| Stated goal |
Nothing outside the lines from the one containing "Give me the Chart.js source for this chart." through the one containing "0.0167, 0.0167, 0.0167];" should be copied, and no pictures either. Copy those lines exactly.

| Material to process |
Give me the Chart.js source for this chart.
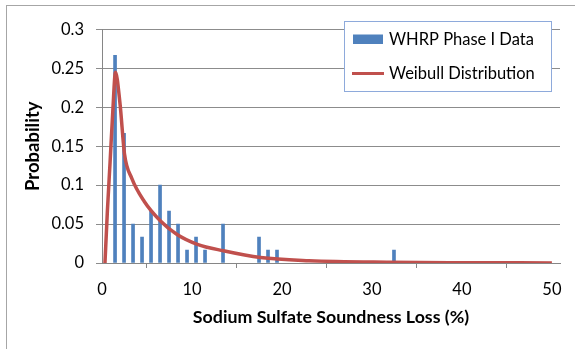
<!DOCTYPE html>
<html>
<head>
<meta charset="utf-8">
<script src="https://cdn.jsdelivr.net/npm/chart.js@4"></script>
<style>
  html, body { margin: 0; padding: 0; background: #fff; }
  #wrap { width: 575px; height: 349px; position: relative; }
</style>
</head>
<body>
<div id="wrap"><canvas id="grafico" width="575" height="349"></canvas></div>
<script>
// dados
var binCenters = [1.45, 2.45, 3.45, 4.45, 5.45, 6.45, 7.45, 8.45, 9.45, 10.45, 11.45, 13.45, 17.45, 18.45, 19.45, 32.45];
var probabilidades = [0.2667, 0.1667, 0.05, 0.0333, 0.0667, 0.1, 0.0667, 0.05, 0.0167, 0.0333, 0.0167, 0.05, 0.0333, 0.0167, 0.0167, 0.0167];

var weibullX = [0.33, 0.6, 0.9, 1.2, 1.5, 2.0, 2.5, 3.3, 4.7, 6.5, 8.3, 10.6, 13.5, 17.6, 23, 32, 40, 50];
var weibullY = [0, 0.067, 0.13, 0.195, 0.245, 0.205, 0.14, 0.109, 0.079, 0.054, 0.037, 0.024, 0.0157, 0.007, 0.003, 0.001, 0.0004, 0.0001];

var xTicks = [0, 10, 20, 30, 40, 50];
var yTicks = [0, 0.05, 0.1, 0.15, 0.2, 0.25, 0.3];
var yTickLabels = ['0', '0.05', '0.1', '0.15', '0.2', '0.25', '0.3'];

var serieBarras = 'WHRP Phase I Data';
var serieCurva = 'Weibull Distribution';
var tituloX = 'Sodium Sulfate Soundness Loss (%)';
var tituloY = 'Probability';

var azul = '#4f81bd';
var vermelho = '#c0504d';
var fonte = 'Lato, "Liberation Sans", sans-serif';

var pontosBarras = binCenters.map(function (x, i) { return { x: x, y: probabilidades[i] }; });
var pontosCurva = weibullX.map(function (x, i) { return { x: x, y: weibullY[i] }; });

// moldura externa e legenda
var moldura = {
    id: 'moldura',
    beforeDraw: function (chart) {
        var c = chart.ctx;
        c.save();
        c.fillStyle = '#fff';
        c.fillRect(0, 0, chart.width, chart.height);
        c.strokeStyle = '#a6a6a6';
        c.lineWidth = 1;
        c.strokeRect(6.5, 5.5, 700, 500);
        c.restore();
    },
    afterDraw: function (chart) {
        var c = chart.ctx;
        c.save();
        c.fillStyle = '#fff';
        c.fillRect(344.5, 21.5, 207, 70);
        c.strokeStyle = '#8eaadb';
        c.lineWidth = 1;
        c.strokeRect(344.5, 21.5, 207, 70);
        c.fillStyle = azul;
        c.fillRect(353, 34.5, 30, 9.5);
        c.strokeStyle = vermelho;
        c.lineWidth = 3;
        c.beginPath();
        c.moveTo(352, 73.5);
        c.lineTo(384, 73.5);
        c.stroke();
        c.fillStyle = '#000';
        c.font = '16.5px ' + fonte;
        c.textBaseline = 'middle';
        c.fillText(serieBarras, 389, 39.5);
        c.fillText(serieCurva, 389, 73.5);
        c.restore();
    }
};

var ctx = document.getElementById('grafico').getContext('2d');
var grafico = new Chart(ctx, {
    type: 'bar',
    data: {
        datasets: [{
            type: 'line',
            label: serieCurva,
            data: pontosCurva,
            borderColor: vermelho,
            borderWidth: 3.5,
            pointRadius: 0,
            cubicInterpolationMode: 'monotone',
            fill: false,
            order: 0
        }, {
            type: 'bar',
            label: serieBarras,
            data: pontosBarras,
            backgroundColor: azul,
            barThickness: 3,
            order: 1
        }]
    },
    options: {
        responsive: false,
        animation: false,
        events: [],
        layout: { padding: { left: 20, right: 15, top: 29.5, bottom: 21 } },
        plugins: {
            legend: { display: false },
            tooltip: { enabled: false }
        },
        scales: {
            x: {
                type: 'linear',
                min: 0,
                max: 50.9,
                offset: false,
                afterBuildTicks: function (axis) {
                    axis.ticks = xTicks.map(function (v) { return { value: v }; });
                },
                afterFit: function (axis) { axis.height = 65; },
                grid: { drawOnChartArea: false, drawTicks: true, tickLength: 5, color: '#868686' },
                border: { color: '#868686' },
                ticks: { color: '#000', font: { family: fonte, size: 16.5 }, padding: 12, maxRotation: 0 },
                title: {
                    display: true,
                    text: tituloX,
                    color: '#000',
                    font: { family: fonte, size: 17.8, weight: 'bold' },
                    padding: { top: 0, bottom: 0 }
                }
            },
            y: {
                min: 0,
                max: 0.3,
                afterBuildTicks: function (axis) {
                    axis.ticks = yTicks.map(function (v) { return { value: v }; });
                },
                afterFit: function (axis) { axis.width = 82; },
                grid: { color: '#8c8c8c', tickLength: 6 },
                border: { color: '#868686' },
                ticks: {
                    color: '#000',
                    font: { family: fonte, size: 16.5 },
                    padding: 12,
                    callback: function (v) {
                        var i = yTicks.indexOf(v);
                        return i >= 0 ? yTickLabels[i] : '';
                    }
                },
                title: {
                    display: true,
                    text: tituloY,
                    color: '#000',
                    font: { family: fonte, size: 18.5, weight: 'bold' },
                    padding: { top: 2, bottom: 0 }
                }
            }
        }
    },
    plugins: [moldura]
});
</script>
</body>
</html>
--
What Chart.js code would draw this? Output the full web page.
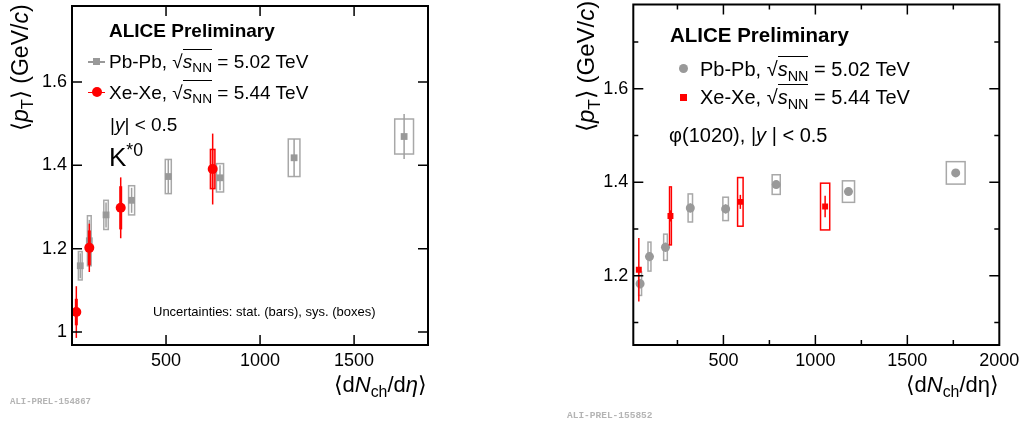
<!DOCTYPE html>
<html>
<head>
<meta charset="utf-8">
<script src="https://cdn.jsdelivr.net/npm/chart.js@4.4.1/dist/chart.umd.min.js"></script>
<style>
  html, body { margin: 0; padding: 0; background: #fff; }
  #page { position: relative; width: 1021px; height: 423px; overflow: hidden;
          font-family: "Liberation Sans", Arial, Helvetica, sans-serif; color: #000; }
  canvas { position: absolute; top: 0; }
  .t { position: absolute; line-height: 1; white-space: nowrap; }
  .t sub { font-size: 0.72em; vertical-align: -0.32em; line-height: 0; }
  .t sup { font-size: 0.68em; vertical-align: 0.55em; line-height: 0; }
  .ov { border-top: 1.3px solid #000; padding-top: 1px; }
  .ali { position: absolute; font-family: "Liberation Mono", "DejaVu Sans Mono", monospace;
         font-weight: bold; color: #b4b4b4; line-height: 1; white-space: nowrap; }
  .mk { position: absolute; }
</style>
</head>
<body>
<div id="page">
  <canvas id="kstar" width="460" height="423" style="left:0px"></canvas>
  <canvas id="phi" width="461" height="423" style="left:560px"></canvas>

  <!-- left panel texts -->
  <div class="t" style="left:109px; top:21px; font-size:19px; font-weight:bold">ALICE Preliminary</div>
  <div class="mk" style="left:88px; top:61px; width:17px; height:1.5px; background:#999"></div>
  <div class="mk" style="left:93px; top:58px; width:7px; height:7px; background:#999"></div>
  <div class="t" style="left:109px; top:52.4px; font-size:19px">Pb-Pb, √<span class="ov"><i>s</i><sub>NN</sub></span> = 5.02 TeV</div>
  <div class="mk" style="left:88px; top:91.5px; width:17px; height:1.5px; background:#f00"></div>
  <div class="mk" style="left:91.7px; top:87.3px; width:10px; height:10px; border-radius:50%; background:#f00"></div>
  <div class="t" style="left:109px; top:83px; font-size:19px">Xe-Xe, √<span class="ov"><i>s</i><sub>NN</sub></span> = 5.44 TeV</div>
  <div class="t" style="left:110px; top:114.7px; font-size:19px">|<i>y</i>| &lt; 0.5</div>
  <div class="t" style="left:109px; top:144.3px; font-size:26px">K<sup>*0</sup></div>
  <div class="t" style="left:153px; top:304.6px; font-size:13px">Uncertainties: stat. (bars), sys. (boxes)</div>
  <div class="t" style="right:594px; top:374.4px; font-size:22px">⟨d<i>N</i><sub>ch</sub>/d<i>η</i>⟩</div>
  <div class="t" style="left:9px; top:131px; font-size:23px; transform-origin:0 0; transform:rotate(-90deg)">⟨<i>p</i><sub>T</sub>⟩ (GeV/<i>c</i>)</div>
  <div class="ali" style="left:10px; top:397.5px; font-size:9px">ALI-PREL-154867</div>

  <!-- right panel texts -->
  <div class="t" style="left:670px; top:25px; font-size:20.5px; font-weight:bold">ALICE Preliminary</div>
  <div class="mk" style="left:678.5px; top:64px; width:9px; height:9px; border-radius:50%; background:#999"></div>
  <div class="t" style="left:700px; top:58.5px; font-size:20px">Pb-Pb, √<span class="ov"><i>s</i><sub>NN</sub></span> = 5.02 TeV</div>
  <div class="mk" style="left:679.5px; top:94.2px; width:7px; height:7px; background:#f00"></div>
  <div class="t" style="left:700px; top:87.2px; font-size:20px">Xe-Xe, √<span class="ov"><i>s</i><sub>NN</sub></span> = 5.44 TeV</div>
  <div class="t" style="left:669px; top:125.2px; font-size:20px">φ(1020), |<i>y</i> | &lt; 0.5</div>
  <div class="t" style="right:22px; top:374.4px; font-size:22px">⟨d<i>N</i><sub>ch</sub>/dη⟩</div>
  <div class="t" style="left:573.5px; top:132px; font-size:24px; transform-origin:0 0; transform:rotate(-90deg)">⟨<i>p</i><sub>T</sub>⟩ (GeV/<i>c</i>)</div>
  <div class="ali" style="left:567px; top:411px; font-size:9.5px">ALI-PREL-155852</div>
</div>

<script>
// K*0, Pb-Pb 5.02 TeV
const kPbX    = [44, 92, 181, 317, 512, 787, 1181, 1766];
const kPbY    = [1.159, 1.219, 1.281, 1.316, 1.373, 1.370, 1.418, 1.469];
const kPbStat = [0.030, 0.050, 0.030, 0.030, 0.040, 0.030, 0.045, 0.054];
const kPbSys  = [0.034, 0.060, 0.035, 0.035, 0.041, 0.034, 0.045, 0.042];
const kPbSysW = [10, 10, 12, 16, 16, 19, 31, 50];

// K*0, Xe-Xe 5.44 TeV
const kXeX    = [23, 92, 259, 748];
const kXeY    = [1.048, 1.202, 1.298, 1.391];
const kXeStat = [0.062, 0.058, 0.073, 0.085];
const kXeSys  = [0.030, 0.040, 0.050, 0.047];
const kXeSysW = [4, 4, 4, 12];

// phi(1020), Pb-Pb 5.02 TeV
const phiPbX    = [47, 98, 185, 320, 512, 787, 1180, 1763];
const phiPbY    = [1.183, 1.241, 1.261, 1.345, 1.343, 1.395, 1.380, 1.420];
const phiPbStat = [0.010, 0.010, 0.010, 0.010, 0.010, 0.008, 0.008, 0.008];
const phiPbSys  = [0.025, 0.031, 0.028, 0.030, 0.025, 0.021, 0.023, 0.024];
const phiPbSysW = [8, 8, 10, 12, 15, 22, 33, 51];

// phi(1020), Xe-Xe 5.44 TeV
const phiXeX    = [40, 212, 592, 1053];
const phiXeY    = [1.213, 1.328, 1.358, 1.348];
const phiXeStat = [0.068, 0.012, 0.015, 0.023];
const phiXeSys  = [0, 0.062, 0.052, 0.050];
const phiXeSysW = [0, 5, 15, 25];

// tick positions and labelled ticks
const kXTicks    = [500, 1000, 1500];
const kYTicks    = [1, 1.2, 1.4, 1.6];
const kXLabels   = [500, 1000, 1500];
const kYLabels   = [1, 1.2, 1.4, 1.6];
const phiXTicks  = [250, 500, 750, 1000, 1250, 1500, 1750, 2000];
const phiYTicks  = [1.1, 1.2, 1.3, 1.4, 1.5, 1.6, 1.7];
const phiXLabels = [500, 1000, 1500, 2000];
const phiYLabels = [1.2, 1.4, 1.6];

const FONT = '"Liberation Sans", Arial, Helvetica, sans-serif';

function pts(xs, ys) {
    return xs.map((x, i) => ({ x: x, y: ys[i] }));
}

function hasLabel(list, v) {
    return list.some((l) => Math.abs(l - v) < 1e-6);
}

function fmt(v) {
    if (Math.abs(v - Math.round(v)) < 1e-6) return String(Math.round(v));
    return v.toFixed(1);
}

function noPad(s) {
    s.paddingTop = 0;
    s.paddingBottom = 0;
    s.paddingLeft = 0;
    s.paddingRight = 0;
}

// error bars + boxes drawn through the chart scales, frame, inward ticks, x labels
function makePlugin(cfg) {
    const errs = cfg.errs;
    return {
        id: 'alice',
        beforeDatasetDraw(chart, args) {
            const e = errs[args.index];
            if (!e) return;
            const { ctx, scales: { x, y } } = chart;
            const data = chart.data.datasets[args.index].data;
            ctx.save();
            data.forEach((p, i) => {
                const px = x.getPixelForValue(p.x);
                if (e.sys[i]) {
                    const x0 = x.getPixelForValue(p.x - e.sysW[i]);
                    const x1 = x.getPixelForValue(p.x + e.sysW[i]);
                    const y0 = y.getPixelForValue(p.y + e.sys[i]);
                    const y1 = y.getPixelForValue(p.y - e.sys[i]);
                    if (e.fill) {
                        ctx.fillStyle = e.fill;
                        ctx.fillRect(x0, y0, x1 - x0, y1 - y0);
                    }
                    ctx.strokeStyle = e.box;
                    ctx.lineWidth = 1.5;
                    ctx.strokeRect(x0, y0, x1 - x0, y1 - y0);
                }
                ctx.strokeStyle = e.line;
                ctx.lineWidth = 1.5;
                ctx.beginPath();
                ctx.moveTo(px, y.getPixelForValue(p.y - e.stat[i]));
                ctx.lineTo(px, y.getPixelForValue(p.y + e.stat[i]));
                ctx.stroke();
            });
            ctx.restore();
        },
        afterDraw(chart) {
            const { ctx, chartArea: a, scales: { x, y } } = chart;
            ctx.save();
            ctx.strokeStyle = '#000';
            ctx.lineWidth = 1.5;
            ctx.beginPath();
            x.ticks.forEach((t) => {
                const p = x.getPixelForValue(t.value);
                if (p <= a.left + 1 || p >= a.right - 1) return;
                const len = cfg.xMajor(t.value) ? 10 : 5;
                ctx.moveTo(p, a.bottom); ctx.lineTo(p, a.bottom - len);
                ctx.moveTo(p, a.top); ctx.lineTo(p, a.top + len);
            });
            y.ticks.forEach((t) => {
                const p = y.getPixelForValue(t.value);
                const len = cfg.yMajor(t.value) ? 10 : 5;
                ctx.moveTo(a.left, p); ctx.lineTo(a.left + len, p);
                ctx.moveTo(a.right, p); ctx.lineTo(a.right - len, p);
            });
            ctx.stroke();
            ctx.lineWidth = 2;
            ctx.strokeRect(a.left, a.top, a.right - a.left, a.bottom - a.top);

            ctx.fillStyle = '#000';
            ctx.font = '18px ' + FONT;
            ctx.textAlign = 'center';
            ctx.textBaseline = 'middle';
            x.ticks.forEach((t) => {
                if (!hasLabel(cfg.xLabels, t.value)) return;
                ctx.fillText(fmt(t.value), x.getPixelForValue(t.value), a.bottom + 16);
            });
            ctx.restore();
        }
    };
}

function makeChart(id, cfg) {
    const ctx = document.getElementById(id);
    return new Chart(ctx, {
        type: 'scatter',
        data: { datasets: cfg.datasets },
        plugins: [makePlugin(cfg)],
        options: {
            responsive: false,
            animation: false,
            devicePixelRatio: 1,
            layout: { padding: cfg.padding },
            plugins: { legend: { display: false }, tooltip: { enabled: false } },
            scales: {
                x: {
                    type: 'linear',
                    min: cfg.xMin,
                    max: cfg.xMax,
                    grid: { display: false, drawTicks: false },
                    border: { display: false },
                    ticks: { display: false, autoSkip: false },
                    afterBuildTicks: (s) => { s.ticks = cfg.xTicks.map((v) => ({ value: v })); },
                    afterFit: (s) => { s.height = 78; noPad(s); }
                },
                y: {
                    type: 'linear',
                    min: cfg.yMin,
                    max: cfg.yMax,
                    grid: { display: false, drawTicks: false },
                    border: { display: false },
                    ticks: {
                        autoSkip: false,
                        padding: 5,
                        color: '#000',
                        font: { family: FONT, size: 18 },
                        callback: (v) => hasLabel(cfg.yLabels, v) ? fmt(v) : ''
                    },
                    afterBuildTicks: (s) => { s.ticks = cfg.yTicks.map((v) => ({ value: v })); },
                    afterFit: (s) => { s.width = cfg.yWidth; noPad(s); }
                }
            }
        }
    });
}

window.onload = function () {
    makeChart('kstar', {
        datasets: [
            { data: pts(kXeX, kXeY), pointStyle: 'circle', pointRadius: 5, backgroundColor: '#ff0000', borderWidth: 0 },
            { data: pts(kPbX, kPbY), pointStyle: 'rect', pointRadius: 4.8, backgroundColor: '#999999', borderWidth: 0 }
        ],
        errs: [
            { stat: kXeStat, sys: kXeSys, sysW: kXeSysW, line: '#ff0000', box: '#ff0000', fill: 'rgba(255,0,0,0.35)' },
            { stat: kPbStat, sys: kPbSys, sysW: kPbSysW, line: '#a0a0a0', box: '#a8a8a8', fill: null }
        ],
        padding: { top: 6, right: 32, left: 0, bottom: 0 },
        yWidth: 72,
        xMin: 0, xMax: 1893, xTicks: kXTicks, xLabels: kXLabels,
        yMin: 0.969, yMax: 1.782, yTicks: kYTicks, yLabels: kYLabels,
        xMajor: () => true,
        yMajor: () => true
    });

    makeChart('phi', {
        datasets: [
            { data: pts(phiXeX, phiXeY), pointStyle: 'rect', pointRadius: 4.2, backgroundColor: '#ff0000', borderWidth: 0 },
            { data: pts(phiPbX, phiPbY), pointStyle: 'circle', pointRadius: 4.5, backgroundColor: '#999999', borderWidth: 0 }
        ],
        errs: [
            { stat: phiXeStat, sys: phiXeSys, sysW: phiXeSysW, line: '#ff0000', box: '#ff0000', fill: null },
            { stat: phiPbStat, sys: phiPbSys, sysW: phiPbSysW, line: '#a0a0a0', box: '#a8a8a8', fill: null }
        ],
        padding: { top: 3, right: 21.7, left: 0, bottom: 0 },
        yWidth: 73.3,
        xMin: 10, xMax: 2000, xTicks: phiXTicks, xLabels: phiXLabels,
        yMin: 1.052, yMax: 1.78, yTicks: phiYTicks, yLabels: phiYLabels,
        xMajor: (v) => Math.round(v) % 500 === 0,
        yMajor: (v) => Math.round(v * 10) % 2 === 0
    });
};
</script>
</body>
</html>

| Result of this exercise |
Give me the Chart.js source for this chart.
<!DOCTYPE html>
<html>
<head>
<meta charset="utf-8">
<script src="https://cdn.jsdelivr.net/npm/chart.js@4"></script>
<style>
  html, body { margin: 0; padding: 0; background: #fff; }
  #wrap { width: 575px; height: 349px; position: relative; }
</style>
</head>
<body>
<div id="wrap"><canvas id="grafico" width="575" height="349"></canvas></div>
<script>
// dados
var binCenters = [1.45, 2.45, 3.45, 4.45, 5.45, 6.45, 7.45, 8.45, 9.45, 10.45, 11.45, 13.45, 17.45, 18.45, 19.45, 32.45];
var probabilidades = [0.2667, 0.1667, 0.05, 0.0333, 0.0667, 0.1, 0.0667, 0.05, 0.0167, 0.0333, 0.0167, 0.05, 0.0333, 0.0167, 0.0167, 0.0167];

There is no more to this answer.